In 2020, a Gulfstream II carrying 69 bales of cocaine was intercepted in Belize. Also that year, the Mexican military nabbed 3,300 pounds of cocaine worth $72 million from a Hawker 800. In 2021, Brazilian federal police in Fortaleza busted a Turkish-registered Gulfstream IV carrying 1.3 tons of cocaine. Also last year, Louisiana police found $750,000 worth of marijuana aboard a Learjet 55 when it stopped to refuel in Hammond. A Bombardier Challenger 600 was seized at Gary (Indiana) International Airport in November after it was linked to the transport of 220 pounds of cocaine from Mexico.

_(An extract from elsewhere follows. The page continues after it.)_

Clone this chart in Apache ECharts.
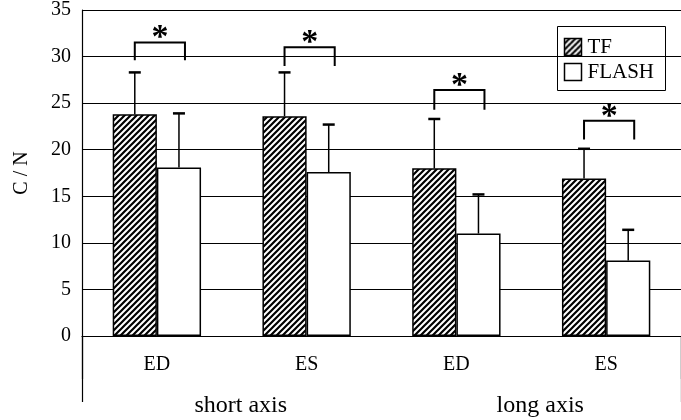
<!DOCTYPE html>
<html>
<head>
<meta charset="utf-8">
<script src="https://cdn.jsdelivr.net/npm/echarts@6/dist/echarts.min.js"></script>
<style>
html,body{margin:0;padding:0;background:#fff;}
#chart{width:681px;height:420px;}
</style>
</head>
<body>
<div id="chart"></div>
<script>
// ---- data ----
const categories = ['ED', 'ES', 'ED', 'ES'];
const groups = ['short axis', 'long axis'];
const seriesNames = ['TF', 'FLASH'];
const tfValues = [23.8, 23.6, 18.0, 16.9];
const tfSD = [4.5, 4.7, 5.3, 3.2];
const flashValues = [18.1, 17.6, 11.0, 8.1];
const flashSD = [5.8, 5.1, 4.2, 3.3];
const bracketTop = [31.5, 31.0, 26.4, 23.1];
const bracketLeg = [29.6, 29.0, 24.3, 21.1];
const yTicks = [0, 5, 10, 15, 20, 25, 30, 35];

// ---- styling ----
const FONT = 'Liberation Serif';
const LEGEND_FONT = 'Times New Roman';
const GAP = 0.41;

function hatch() {
  const s = 6;
  const c = document.createElement('canvas');
  c.width = s; c.height = s;
  const g = c.getContext('2d');
  g.fillStyle = '#fff';
  g.fillRect(0, 0, s, s);
  g.strokeStyle = '#000';
  g.lineWidth = 2.2;
  g.beginPath();
  g.moveTo(-1, s + 1); g.lineTo(s + 1, -1);
  g.moveTo(-1, 1); g.lineTo(1, -1);
  g.moveTo(s - 1, s + 1); g.lineTo(s + 1, s - 1);
  g.stroke();
  return c;
}
const hatchFill = { image: hatch(), repeat: 'repeat' };
const seriesFills = [hatchFill, '#fff'];

const chart = echarts.init(document.getElementById('chart'), null, { renderer: 'canvas' });

function errRender(sideSign) {
  return function (params, api) {
    const i = api.value(0);
    const base = api.coord([i, api.value(1)]);
    const top = api.coord([i, api.value(1) + api.value(2)]);
    const band = api.size([1, 0])[0];
    const bw = band * (1 - GAP) / 2;
    const cx = base[0] + sideSign * bw / 2;
    return {
      type: 'group',
      children: [
        { type: 'line', shape: { x1: cx, y1: base[1], x2: cx, y2: top[1] }, style: { stroke: '#000', lineWidth: 1.5 } },
        { type: 'line', shape: { x1: cx - 6, y1: top[1], x2: cx + 6, y2: top[1] }, style: { stroke: '#000', lineWidth: 2.5 } }
      ]
    };
  };
}

function bracketRender(params, api) {
  const i = api.value(0);
  const t = api.coord([i, api.value(1)]);
  const l = api.coord([i, api.value(2)]);
  const band = api.size([1, 0])[0];
  const bw = band * (1 - GAP) / 2;
  const x1 = t[0] - bw / 2;
  const x2 = t[0] + bw / 2 + 6;
  return {
    type: 'group',
    children: [
      { type: 'polyline', shape: { points: [[x1, l[1]], [x1, t[1]], [x2, t[1]], [x2, l[1]]] }, style: { stroke: '#000', lineWidth: 2, fill: null } },
      { type: 'text', style: { text: '*', x: (x1 + x2) / 2, y: t[1] - 4, align: 'center', verticalAlign: 'middle', font: 'bold 34px "Liberation Serif"', fill: '#000' } }
    ]
  };
}

// legend box
const legendGraphic = {
  type: 'group', left: 557, top: 26, z: 100,
  children: [
    { type: 'rect', shape: { x: 0, y: 0, width: 108, height: 64 }, style: { fill: '#fff', stroke: '#000', lineWidth: 1 } }
  ].concat(seriesNames.flatMap((n, k) => [
    { type: 'rect', shape: { x: 7, y: 12 + k * 25, width: 17, height: 17 }, style: { fill: seriesFills[k], stroke: '#000', lineWidth: 1.5 } },
    { type: 'text', style: { text: n, x: 30, y: 20.5 + k * 25, verticalAlign: 'middle', align: 'left', fontFamily: LEGEND_FONT, fontSize: 21, fill: '#000' } }
  ]))
};

const option = {
  animation: false,
  backgroundColor: '#fff',
  textStyle: { fontFamily: FONT },
  grid: { left: 82, top: 7, width: 606, height: 329, containLabel: false },
  graphic: [legendGraphic],
  xAxis: [
    {
      type: 'category',
      data: categories,
      position: 'bottom',
      axisLine: { show: true, lineStyle: { color: '#000', width: 1.2 } },
      axisTick: { show: true, length: 43, interval: function (idx) { return idx === 2; }, lineStyle: { color: '#000', width: 1.2 } },
      axisLabel: { fontFamily: FONT, fontSize: 20, color: '#000', margin: 19 },
      splitLine: { show: false }
    },
    {
      type: 'category',
      data: groups,
      position: 'bottom',
      axisLine: { show: false },
      axisTick: { show: true, length: 66, interval: function (idx) { return idx === 0; }, lineStyle: { color: '#000', width: 1.2 } },
      axisLabel: { fontFamily: FONT, fontSize: 24, color: '#000', margin: 58, padding: [0, 0, 0, 18] },
      splitLine: { show: false }
    }
  ],
  yAxis: {
    type: 'value',
    min: 0, max: 35, interval: 5,
    name: 'C / N',
    nameLocation: 'middle',
    nameGap: 50,
    nameRotate: 90,
    nameTextStyle: { fontFamily: FONT, fontSize: 20, color: '#000' },
    axisLine: { show: true, lineStyle: { color: '#000', width: 1.2 } },
    axisTick: { show: false },
    axisLabel: { fontFamily: FONT, fontSize: 20, color: '#000', margin: 11, customValues: yTicks },
    splitLine: { show: true, lineStyle: { color: '#000', width: 1.2 } }
  },
  series: [
    {
      name: 'TF', type: 'bar', data: tfValues,
      barGap: '0%', barCategoryGap: (GAP * 100) + '%',
      itemStyle: { color: hatchFill, borderColor: '#000', borderWidth: 1.5 },
      z: 2
    },
    {
      name: 'FLASH', type: 'bar', data: flashValues,
      barGap: '0%', barCategoryGap: (GAP * 100) + '%',
      itemStyle: { color: '#fff', borderColor: '#000', borderWidth: 1.5 },
      z: 2
    },
    {
      type: 'custom', name: 'tfErr', xAxisIndex: 0,
      data: tfValues.map((v, i) => [i, v, tfSD[i]]),
      renderItem: errRender(-1), z: 3, silent: true,
      encode: { x: 0, y: 1 }
    },
    {
      type: 'custom', name: 'flashErr', xAxisIndex: 0,
      data: flashValues.map((v, i) => [i, v, flashSD[i]]),
      renderItem: errRender(1), z: 3, silent: true,
      encode: { x: 0, y: 1 }
    },
    {
      type: 'custom', name: 'sig', xAxisIndex: 0,
      data: bracketTop.map((v, i) => [i, v, bracketLeg[i]]),
      renderItem: bracketRender, z: 3, silent: true,
      encode: { x: 0, y: 1 }
    }
  ]
};
chart.setOption(option);
</script>
</body>
</html>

The problem of celebrities and others hauling drugs onto charter aircraft has become so pervasive that some operators and booking services feel obliged to post a policy statement on the topic on their websites. Broker Mercury Jets warns operators of the risk of aircraft confiscation and to be vigilant when it comes to customers who pay cash. “Operators should also carefully screen their customers and passengers, check luggage for weapons, and be aware of unusual flight requests.”
Via a video announcement on October 6, President Biden said, “Too many lives have been upended because of our failed approach to marijuana. It’s time that we right these wrongs.”
Perhaps, but in the air the law is still different.